Office rents across Europe fell furthest in Moscow, Warsaw and London in the fourth quarter of 2008, research by Jones Lang LaSalle said.
According to the property consultancy’s 'Office Clock', Moscow was hit the worst with a rental value slump of 26.3% in the last three months of 2008.
The ‘Office Clock’ divides European cities into four quadrants with rental values falling, slowing, accelerating or bottoming out.
Chris Staveley, head of Jones Lang LaSalle’s cross border team said: ‘At the end of 2008 15 markets on our European Office Property Clock were in the quadrant we define as ‘rents falling’.
‘In 2009 further downward pressure will be seen for most European markets.’
Overall European take-up during 2008 was 134.5m sq ft which was 12% down on 2007 volumes but 12% above the five year average.
Vacancy rates range from 1.9% in Luxembourg to 16.8% in Dublin.
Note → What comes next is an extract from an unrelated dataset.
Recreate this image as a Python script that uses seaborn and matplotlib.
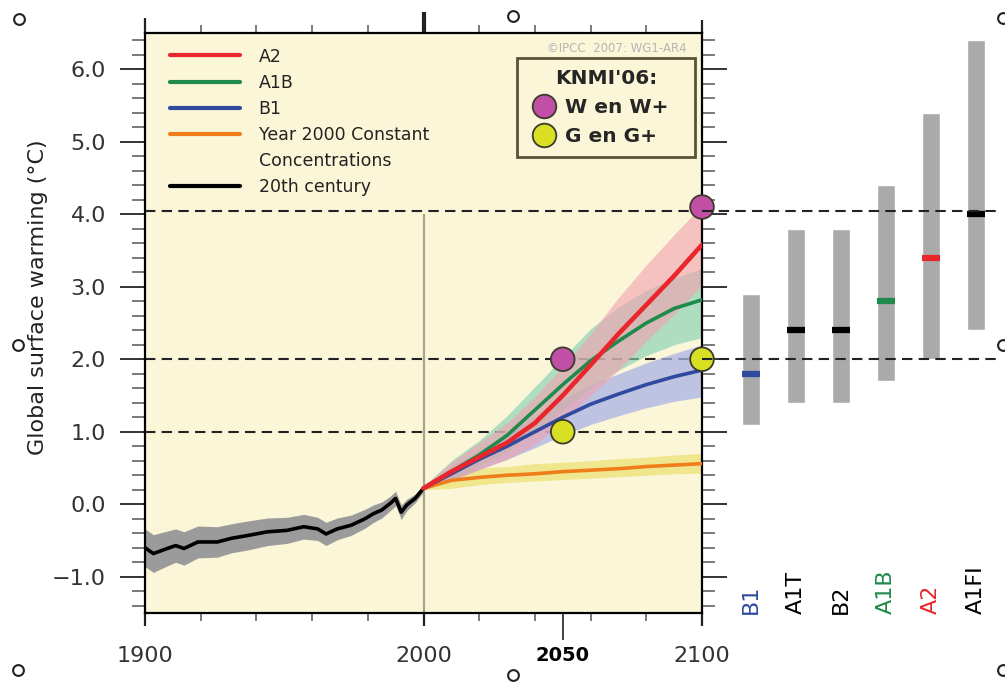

Moscow, which saw a high number of office completion and deteriorating demand, saw vacancy jump from 3.2% to 14.3% over 2008.
‘Given the weakening economic outlook for European office market, and major job cuts are now occurring in various business sectors therefore office demand is expected to suffer further in 2009,’ said Staveley. ‘The financial centres of London, Paris and Frankfurt being particularly at risk from deteriorating levels of occupier demand.’